- Stored data:
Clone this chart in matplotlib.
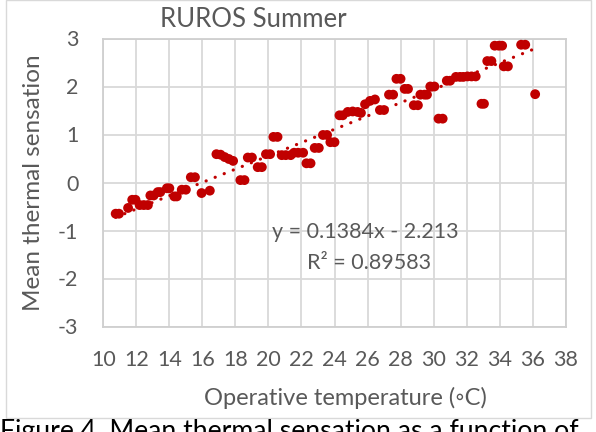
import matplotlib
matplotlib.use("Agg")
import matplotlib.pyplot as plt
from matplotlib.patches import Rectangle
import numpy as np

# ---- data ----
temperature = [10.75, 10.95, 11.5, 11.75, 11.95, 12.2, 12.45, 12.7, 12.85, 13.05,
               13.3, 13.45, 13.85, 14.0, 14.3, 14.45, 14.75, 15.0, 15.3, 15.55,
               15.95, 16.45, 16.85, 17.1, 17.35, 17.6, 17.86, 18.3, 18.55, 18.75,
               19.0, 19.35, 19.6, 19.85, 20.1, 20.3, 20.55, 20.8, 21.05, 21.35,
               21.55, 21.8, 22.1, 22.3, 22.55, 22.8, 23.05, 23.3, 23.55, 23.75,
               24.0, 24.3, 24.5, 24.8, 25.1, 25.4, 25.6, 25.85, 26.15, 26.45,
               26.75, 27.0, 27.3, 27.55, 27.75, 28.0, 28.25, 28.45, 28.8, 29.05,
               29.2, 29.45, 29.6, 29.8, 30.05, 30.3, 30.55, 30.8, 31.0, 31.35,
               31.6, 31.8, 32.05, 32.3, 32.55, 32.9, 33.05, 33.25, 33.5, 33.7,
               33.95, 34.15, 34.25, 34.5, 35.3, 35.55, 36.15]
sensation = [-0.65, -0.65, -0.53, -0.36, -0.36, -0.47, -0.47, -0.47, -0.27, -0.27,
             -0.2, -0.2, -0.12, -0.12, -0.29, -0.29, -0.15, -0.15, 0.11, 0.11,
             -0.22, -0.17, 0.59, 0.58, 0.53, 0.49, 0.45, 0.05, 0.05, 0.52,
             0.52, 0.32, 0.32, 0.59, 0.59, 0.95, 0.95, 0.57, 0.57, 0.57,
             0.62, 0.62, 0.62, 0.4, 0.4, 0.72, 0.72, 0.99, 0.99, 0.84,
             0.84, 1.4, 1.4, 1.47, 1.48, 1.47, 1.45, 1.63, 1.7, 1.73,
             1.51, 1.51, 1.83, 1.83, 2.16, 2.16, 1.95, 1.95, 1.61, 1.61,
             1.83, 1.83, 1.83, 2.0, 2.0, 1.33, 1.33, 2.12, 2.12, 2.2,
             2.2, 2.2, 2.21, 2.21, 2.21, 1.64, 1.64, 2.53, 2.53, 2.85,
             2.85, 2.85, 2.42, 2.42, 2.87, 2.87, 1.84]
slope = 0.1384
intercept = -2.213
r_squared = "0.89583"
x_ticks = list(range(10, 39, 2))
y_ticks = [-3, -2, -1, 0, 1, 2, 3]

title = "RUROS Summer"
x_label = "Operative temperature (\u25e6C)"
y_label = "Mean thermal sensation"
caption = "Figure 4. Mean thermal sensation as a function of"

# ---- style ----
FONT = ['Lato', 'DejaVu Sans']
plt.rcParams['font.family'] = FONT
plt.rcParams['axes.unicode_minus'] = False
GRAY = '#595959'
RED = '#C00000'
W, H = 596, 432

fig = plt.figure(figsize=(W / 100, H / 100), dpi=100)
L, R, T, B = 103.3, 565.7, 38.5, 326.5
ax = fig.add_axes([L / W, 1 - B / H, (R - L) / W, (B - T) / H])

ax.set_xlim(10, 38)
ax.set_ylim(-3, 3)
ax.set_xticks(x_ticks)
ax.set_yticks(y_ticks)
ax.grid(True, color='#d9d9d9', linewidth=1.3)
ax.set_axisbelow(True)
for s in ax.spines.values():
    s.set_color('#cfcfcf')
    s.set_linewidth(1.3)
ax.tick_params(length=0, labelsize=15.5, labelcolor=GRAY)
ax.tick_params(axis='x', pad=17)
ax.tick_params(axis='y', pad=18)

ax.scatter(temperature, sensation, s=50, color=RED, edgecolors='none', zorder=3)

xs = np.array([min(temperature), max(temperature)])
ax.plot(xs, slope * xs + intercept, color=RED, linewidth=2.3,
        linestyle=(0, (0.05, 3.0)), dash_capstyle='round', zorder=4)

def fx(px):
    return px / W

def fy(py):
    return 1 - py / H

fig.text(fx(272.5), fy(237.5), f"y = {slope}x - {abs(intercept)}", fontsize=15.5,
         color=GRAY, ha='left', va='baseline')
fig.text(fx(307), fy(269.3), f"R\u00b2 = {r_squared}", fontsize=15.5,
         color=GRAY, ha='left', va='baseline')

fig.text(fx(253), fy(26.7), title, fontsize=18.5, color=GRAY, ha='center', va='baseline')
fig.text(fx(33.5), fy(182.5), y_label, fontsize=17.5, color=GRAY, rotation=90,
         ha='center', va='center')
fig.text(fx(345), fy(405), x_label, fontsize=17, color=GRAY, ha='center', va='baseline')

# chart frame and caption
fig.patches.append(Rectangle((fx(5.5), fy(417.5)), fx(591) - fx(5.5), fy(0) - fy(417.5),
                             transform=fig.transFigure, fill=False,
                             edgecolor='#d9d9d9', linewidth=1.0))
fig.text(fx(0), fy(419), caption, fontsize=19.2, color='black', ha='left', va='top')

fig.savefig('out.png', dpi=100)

- Written instruction: Make an exact copy of the data above, pictures excluded.

- Correct answer:
Clone this chart in matplotlib.
import matplotlib
matplotlib.use("Agg")
import matplotlib.pyplot as plt
from matplotlib.patches import Rectangle
import numpy as np

# ---- data ----
temperature = [10.75, 10.95, 11.5, 11.75, 11.95, 12.2, 12.45, 12.7, 12.85, 13.05,
               13.3, 13.45, 13.85, 14.0, 14.3, 14.45, 14.75, 15.0, 15.3, 15.55,
               15.95, 16.45, 16.85, 17.1, 17.35, 17.6, 17.86, 18.3, 18.55, 18.75,
               19.0, 19.35, 19.6, 19.85, 20.1, 20.3, 20.55, 20.8, 21.05, 21.35,
               21.55, 21.8, 22.1, 22.3, 22.55, 22.8, 23.05, 23.3, 23.55, 23.75,
               24.0, 24.3, 24.5, 24.8, 25.1, 25.4, 25.6, 25.85, 26.15, 26.45,
               26.75, 27.0, 27.3, 27.55, 27.75, 28.0, 28.25, 28.45, 28.8, 29.05,
               29.2, 29.45, 29.6, 29.8, 30.05, 30.3, 30.55, 30.8, 31.0, 31.35,
               31.6, 31.8, 32.05, 32.3, 32.55, 32.9, 33.05, 33.25, 33.5, 33.7,
               33.95, 34.15, 34.25, 34.5, 35.3, 35.55, 36.15]
sensation = [-0.65, -0.65, -0.53, -0.36, -0.36, -0.47, -0.47, -0.47, -0.27, -0.27,
             -0.2, -0.2, -0.12, -0.12, -0.29, -0.29, -0.15, -0.15, 0.11, 0.11,
             -0.22, -0.17, 0.59, 0.58, 0.53, 0.49, 0.45, 0.05, 0.05, 0.52,
             0.52, 0.32, 0.32, 0.59, 0.59, 0.95, 0.95, 0.57, 0.57, 0.57,
             0.62, 0.62, 0.62, 0.4, 0.4, 0.72, 0.72, 0.99, 0.99, 0.84,
             0.84, 1.4, 1.4, 1.47, 1.48, 1.47, 1.45, 1.63, 1.7, 1.73,
             1.51, 1.51, 1.83, 1.83, 2.16, 2.16, 1.95, 1.95, 1.61, 1.61,
             1.83, 1.83, 1.83, 2.0, 2.0, 1.33, 1.33, 2.12, 2.12, 2.2,
             2.2, 2.2, 2.21, 2.21, 2.21, 1.64, 1.64, 2.53, 2.53, 2.85,
             2.85, 2.85, 2.42, 2.42, 2.87, 2.87, 1.84]
slope = 0.1384
intercept = -2.213
r_squared = "0.89583"
x_ticks = list(range(10, 39, 2))
y_ticks = [-3, -2, -1, 0, 1, 2, 3]

title = "RUROS Summer"
x_label = "Operative temperature (\u25e6C)"
y_label = "Mean thermal sensation"
caption = "Figure 4. Mean thermal sensation as a function of"

# ---- style ----
FONT = ['Lato', 'DejaVu Sans']
plt.rcParams['font.family'] = FONT
plt.rcParams['axes.unicode_minus'] = False
GRAY = '#595959'
RED = '#C00000'
W, H = 596, 432

fig = plt.figure(figsize=(W / 100, H / 100), dpi=100)
L, R, T, B = 103.3, 565.7, 38.5, 326.5
ax = fig.add_axes([L / W, 1 - B / H, (R - L) / W, (B - T) / H])

ax.set_xlim(10, 38)
ax.set_ylim(-3, 3)
ax.set_xticks(x_ticks)
ax.set_yticks(y_ticks)
ax.grid(True, color='#d9d9d9', linewidth=1.3)
ax.set_axisbelow(True)
for s in ax.spines.values():
    s.set_color('#cfcfcf')
    s.set_linewidth(1.3)
ax.tick_params(length=0, labelsize=15.5, labelcolor=GRAY)
ax.tick_params(axis='x', pad=17)
ax.tick_params(axis='y', pad=18)

ax.scatter(temperature, sensation, s=50, color=RED, edgecolors='none', zorder=3)

xs = np.array([min(temperature), max(temperature)])
ax.plot(xs, slope * xs + intercept, color=RED, linewidth=2.3,
        linestyle=(0, (0.05, 3.0)), dash_capstyle='round', zorder=4)

def fx(px):
    return px / W

def fy(py):
    return 1 - py / H

fig.text(fx(272.5), fy(237.5), f"y = {slope}x - {abs(intercept)}", fontsize=15.5,
         color=GRAY, ha='left', va='baseline')
fig.text(fx(307), fy(269.3), f"R\u00b2 = {r_squared}", fontsize=15.5,
         color=GRAY, ha='left', va='baseline')

fig.text(fx(253), fy(26.7), title, fontsize=18.5, color=GRAY, ha='center', va='baseline')
fig.text(fx(33.5), fy(182.5), y_label, fontsize=17.5, color=GRAY, rotation=90,
         ha='center', va='center')
fig.text(fx(345), fy(405), x_label, fontsize=17, color=GRAY, ha='center', va='baseline')

# chart frame and caption
fig.patches.append(Rectangle((fx(5.5), fy(417.5)), fx(591) - fx(5.5), fy(0) - fy(417.5),
                             transform=fig.transFigure, fill=False,
                             edgecolor='#d9d9d9', linewidth=1.0))
fig.text(fx(0), fy(419), caption, fontsize=19.2, color='black', ha='left', va='top')

fig.savefig('out.png', dpi=100)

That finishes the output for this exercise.